Pour ces enfants, la liberté serait la possibilité d’être responsable d’eux et d’elles-mêmes sans avoir à solliciter l’accord des adultes. Ils et elles sont bien conscient·e·s que cela ne peut être valable pour tout, mais sur des points précis, ces enfants se sentent encadré·e·s au-delà de ce qui est nécessaire : « On devrait avoir le droit, pendant les cours, de sortir de la classe sans demander la permission. Si tu veux partir dans la piscine, tu as le droit. Avoir le droit de manger de la gomme pour nous aider à nous concentrer. Pis que tu aies le droit de manger en cours sans avoir à le demander. »
Ces enfants me parlent aussi de libre arbitre lorsque je leur demande de me décrire ce que veut dire la liberté : « Quand quelqu’un te demande quelque chose, tu n’es pas tellement obligé de le faire. Tu peux demander qu’ils te donnent plus de choix. On n’a pas le droit de faire ce qu’on veut, mais j’aimerais ça qu’on soit plus libre, qu’on puisse plus bouger quand on veut. Juste d’avoir le droit d’être debout même si le prof ne t’a pas demandé de te lever. » Bien entendu, il est encore une fois question de ratio. Dans des écoles bondées, il ne serait pas possible d’accéder à ces demandes sans tomber dans la cacophonie. Par contre, il est aussi question de faire confiance aux enfants dans leur capacité à être autonome.
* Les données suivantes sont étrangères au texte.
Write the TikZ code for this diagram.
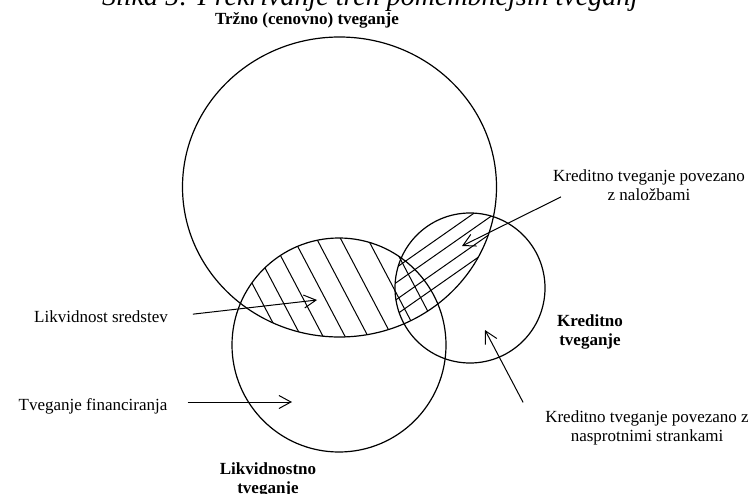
\documentclass[tikz,border=0pt]{standalone}
\usepackage{fontspec}
\setmainfont{Liberation Serif}
\usetikzlibrary{arrows.meta}
\tikzset{
  risk/.style={draw=black,line width=1.2pt},
  hatch/.style={draw=black,line width=1pt},
  lbl/.style={font=\fontsize{17}{19.5}\selectfont,align=center,inner sep=0pt},
  bold/.style={font=\fontsize{17}{19.5}\selectfont\bfseries,align=center,inner sep=0pt},
  arr/.style={line width=1pt,-{Straight Barb[length=12pt,width=13pt]}},
}

\begin{document}
\begin{tikzpicture}[x=1pt,y=-1pt]
  \clip (0,0) rectangle (754,494);
  % caption of the figure, cut at the top
  \node[font=\fontsize{28}{30}\selectfont\itshape,anchor=base] (cap) at (370,6)
    {Slika 5: Prekrivanje treh pomembnejših tveganj};

  % the three risks
  \draw[risk] (339.5,187) ellipse (157 and 150);
  \draw[risk] (339,345) circle (107);
  \draw[risk] (470,288) circle (75);

  % liquidity of assets
  \begin{scope}
    \clip (339,345) circle (107);
    \clip (339.5,187) ellipse (157 and 150);
    \foreach \c in {103,124,146,168,191,215,242,264}
      \draw[hatch] (\c+120/1.9,120) -- (\c+360/1.9,360);
  \end{scope}
  % credit risk of investments
  \begin{scope}
    \clip (470,288) circle (75);
    \clip (339.5,187) ellipse (157 and 150);
    \foreach \d in {545,560,577,592}
      \draw[hatch] (380,\d-266) -- (520,\d-364);
  \end{scope}

  \node[bold] (trzno) at (307,20) {Tržno (cenovno) tveganje};
  \node[lbl] (ls) at (101,317) {Likvidnost sredstev};
  \node[lbl] (tf) at (93,406) {Tveganje financiranja};
  \node[lbl] (knl) at (649,185) {Kreditno tveganje povezano\\z naložbami};
  \node[bold] (kt) at (590,332) {Kreditno\\tveganje};
  \node[lbl] (kns) at (647,428) {Kreditno tveganje povezano z\\nasprotnimi strankami};
  \node[bold] (lt) at (268,480) {Likvidnostno\\tveganje};

  \coordinate (lsTip) at (317,300);
  \coordinate (tfTip) at (292,402);
  \coordinate (knlTip) at (462,246);
  \coordinate (knsTip) at (485,330);

  \draw[arr,shorten <=25pt] (ls.east) -- (lsTip);
  \draw[arr,shorten <=20pt] (tf.east |- tfTip) -- (tfTip);
  \draw[arr] ([shift={(8,-4)}]knl.south west) -- (knlTip);
  \draw[arr] ([shift={(-22,-8)}]kns.north west) -- (knsTip);
\end{tikzpicture}
\end{document}
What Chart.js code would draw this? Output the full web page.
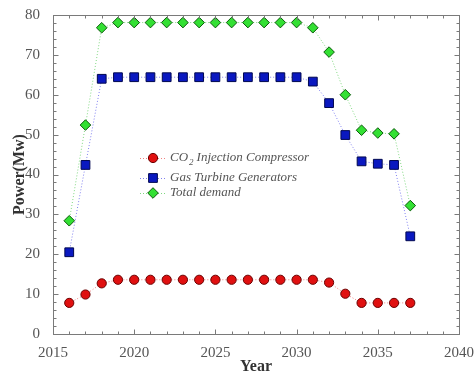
<!DOCTYPE html>
<html>
<head>
<meta charset="utf-8">
<script src="https://cdn.jsdelivr.net/npm/chart.js@4"></script>
<style>
  html, body { margin: 0; padding: 0; background: #fff; }
  #wrap { width: 476px; height: 376px; }
</style>
</head>
<body>
<div id="wrap"><canvas id="powerChart" width="476" height="376"></canvas></div>
<script>
// data
const years = [2016, 2017, 2018, 2019, 2020, 2021, 2022, 2023, 2024, 2025, 2026,
               2027, 2028, 2029, 2030, 2031, 2032, 2033, 2034, 2035, 2036, 2037];
const co2Compressor = [7.8, 9.9, 12.7, 13.6, 13.6, 13.6, 13.6, 13.6, 13.6, 13.6, 13.6,
                       13.6, 13.6, 13.6, 13.6, 13.6, 12.9, 10.1, 7.8, 7.8, 7.8, 7.8];
const gasTurbines = [20.5, 42.4, 64.0, 64.4, 64.4, 64.4, 64.4, 64.4, 64.4, 64.4, 64.4,
                     64.4, 64.4, 64.4, 64.4, 63.3, 57.9, 49.9, 43.3, 42.7, 42.4, 24.5];
const totalDemand = [28.4, 52.4, 76.8, 78.1, 78.1, 78.1, 78.1, 78.1, 78.1, 78.1, 78.1,
                     78.1, 78.1, 78.1, 78.1, 76.8, 70.7, 60.0, 51.1, 50.4, 50.2, 32.2];
const seriesNames = ["CO2 Injection Compressor", "Gas Turbine Generators", "Total demand"];
const xTicks = [2015, 2020, 2025, 2030, 2035, 2040];
const yTicks = [0, 10, 20, 30, 40, 50, 60, 70, 80];

const serif = "'Liberation Serif', 'DejaVu Serif', serif";

function toPoints(vals) {
    return vals.map((v, i) => ({ x: years[i], y: v }));
}

// frame with inward ticks on all four sides, like the original plot
const frameTicks = {
    id: "frameTicks",
    afterDraw(chart) {
        const ctx = chart.ctx;
        const xs = chart.scales.x, ys = chart.scales.y;
        const left = Math.round(xs.getPixelForValue(xs.min)) + 0.5;
        const right = Math.round(xs.getPixelForValue(xs.max)) + 0.5;
        const top = Math.round(ys.getPixelForValue(ys.max)) + 0.5;
        const bottom = Math.round(ys.getPixelForValue(ys.min)) + 0.5;
        ctx.save();
        ctx.strokeStyle = "#7a7a7a";
        ctx.lineWidth = 1;
        ctx.strokeRect(left, top, right - left, bottom - top);
        ctx.beginPath();
        for (let yr = xs.min; yr <= xs.max; yr++) {
            const px = Math.round(xs.getPixelForValue(yr)) + 0.5;
            const len = yr % 5 === 0 ? 5 : 3;
            ctx.moveTo(px, bottom); ctx.lineTo(px, bottom - len);
            ctx.moveTo(px, top); ctx.lineTo(px, top + len);
        }
        for (let v = ys.min; v <= ys.max; v += 2) {
            const py = Math.round(ys.getPixelForValue(v)) + 0.5;
            const len = v % 10 === 0 ? 5 : 3;
            ctx.moveTo(left, py); ctx.lineTo(left + len, py);
            ctx.moveTo(right, py); ctx.lineTo(right - len, py);
        }
        ctx.stroke();
        ctx.restore();
    }
};

function drawMarker(ctx, style, r, x, y) {
    if (style === "circle") {
        ctx.arc(x, y, r, 0, Math.PI * 2);
    } else if (style === "rect") {
        const s = r / Math.SQRT2;
        ctx.rect(x - s, y - s, 2 * s, 2 * s);
    } else {
        ctx.moveTo(x, y - r); ctx.lineTo(x + r, y); ctx.lineTo(x, y + r); ctx.lineTo(x - r, y);
        ctx.closePath();
    }
}

// legend drawn inside the plot area
const innerLegend = {
    id: "innerLegend",
    afterDatasetsDraw(chart) {
        const ctx = chart.ctx;
        const rows = [158, 178, 193];
        ctx.save();
        chart.data.datasets.forEach((ds, i) => {
            const y = rows[i];
            ctx.strokeStyle = ds.borderColor;
            ctx.lineWidth = 1;
            ctx.setLineDash([1, 2]);
            ctx.beginPath();
            ctx.moveTo(140, y + 0.5); ctx.lineTo(166, y + 0.5);
            ctx.stroke();
            ctx.setLineDash([]);

            ctx.fillStyle = ds.pointBackgroundColor;
            ctx.strokeStyle = ds.pointBorderColor;
            ctx.lineWidth = ds.pointBorderWidth;
            ctx.beginPath();
            drawMarker(ctx, ds.pointStyle, ds.pointRadius, 153, y);
            ctx.fill(); ctx.stroke();

            ctx.fillStyle = "#555";
            ctx.textBaseline = "middle";
            ctx.textAlign = "left";
            ctx.font = "italic 13px " + serif;
            let x = 170;
            if (i === 0) {
                ctx.fillText("CO", x, y);
                x += ctx.measureText("CO").width + 1;
                ctx.font = "italic 9px " + serif;
                ctx.fillText("2", x, y + 5);
                x += ctx.measureText("2").width + 3;
                ctx.font = "italic 13px " + serif;
                ctx.fillText("Injection Compressor", x, y);
            } else {
                ctx.fillText(ds.label, x, y);
            }
        });
        ctx.restore();
    }
};

const ctx = document.getElementById("powerChart").getContext("2d");
new Chart(ctx, {
    type: "line",
    data: {
        datasets: [
            {
                label: seriesNames[0], data: toPoints(co2Compressor),
                borderColor: "#f08080", borderWidth: 1, borderDash: [1, 2],
                pointStyle: "circle", pointRadius: 4.6, pointBorderWidth: 1,
                pointBackgroundColor: "#e01010", pointBorderColor: "#6a0000"
            },
            {
                label: seriesNames[1], data: toPoints(gasTurbines),
                borderColor: "#8080f0", borderWidth: 1, borderDash: [1, 2],
                pointStyle: "rect", pointRadius: 6.2, pointBorderWidth: 1,
                pointBackgroundColor: "#0a18c0", pointBorderColor: "#000850"
            },
            {
                label: seriesNames[2], data: toPoints(totalDemand),
                borderColor: "#80d880", borderWidth: 1, borderDash: [1, 2],
                pointStyle: "rectRot", pointRadius: 5.3, pointBorderWidth: 1,
                pointBackgroundColor: "#33e033", pointBorderColor: "#0a5a0a"
            }
        ]
    },
    options: {
        responsive: false,
        animation: false,
        devicePixelRatio: 1,
        layout: { padding: { top: 15, right: 16, left: 0, bottom: 0 } },
        plugins: { legend: { display: false }, tooltip: { enabled: false } },
        scales: {
            x: {
                type: "linear", min: 2015, max: 2040,
                afterBuildTicks: (s) => { s.ticks = xTicks.map(v => ({ value: v })); },
                afterFit: (s) => { s.height = 42; },
                grid: { display: false },
                border: { display: false },
                ticks: { color: "#555", font: { family: serif, size: 15 }, padding: 2, maxRotation: 0,
                         callback: (v) => String(v) },
                title: { display: true, text: "Year", color: "#333", padding: 0,
                         font: { family: serif, size: 16, weight: "bold" } }
            },
            y: {
                min: 0, max: 80,
                afterBuildTicks: (s) => { s.ticks = yTicks.map(v => ({ value: v })); },
                afterFit: (s) => { s.width = 53; },
                grid: { display: false },
                border: { display: false },
                ticks: { color: "#555", font: { family: serif, size: 15 }, padding: 5,
                         callback: (v) => String(v) },
                title: { display: true, text: "Power(Mw)", color: "#333", padding: { top: 10, bottom: 0 },
                         font: { family: serif, size: 16, weight: "bold" } }
            }
        }
    },
    plugins: [frameTicks, innerLegend]
});
</script>
</body>
</html>
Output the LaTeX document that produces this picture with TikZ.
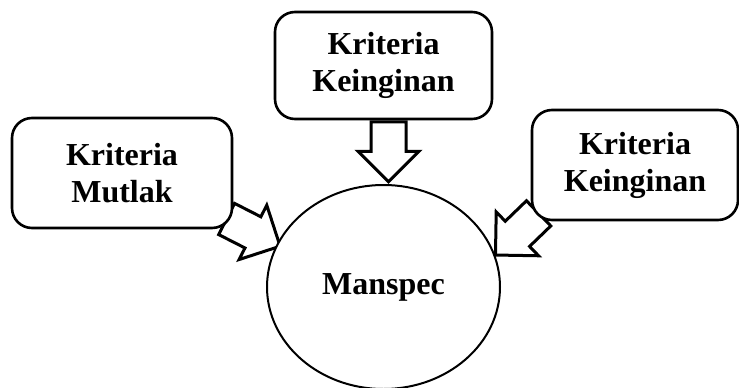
\documentclass[tikz,border=0pt]{standalone}
\usepackage{fontspec}
\setmainfont{Liberation Serif}
\usetikzlibrary{shapes.arrows, shapes.geometric, backgrounds}

\begin{document}
\begin{tikzpicture}[
    x=1pt, y=-1pt,
    kriteria/.style={
        draw,
        line width=2.6pt,
        rounded corners=20pt,
        fill=white,
        align=center,
        inner sep=0pt,
        font=\fontsize{32}{37}\selectfont\bfseries,
    },
    spec/.style={
        ellipse,
        draw,
        line width=2pt,
        fill=white,
        minimum width=233pt,
        minimum height=204pt,
        font=\fontsize{32}{37}\selectfont\bfseries,
    },
    blockarrow/.style={
        single arrow,
        draw,
        line width=3pt,
        fill=white,
        inner xsep=0pt,
        inner ysep=16pt,
        minimum height=60pt,
        single arrow head extend=13pt,
        single arrow head indent=0pt,
        anchor=tail,
    }
]
    \clip (0,0) rectangle (739,388);

    % Criteria
    \node[kriteria, minimum width=220pt, minimum height=110pt] (mutlak) at (122,173) {Kriteria\\Mutlak};
    \node[kriteria, minimum width=217pt, minimum height=107pt] (keinginanA) at (383.5,65.5) {Kriteria\\Keinginan};
    \node[kriteria, minimum width=206pt, minimum height=110pt] (keinginanB) at (635,165) {Kriteria\\Keinginan};

    % Manspec
    \node[spec] (manspec) at (383.5,287) {Manspec};

    % Arrows
    \begin{scope}[on background layer]
        \node[blockarrow, rotate=-90] (arrowTop) at ([xshift=5pt]keinginanA.south) {};
        \node[blockarrow, rotate=-27] (arrowLeft) at ([shift={(-8,-11)}]mutlak.south east) {};
        \node[blockarrow, rotate=-136] (arrowRight) at ([shift={(9,-9)}]keinginanB.south west) {};
    \end{scope}
\end{tikzpicture}
\end{document}
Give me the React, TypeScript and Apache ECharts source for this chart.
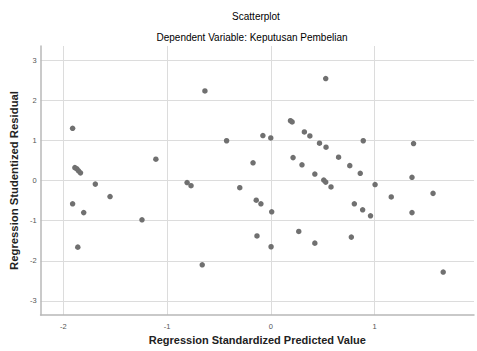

Comme les adultes qui revendiquent une école plus adaptée aux enfants, ceux et celles qui étaient présent·e·s à cette entrevue demandent aussi un milieu de vie, certes plus attrayant d’un point de vue esthétique, mais aussi qui leur permet d’être des enfants. Des enfants qui ont le temps pour vivre à leur rythme. Un réel milieu de vie qui leur est ouvert et où ils et elles sont libres d’être.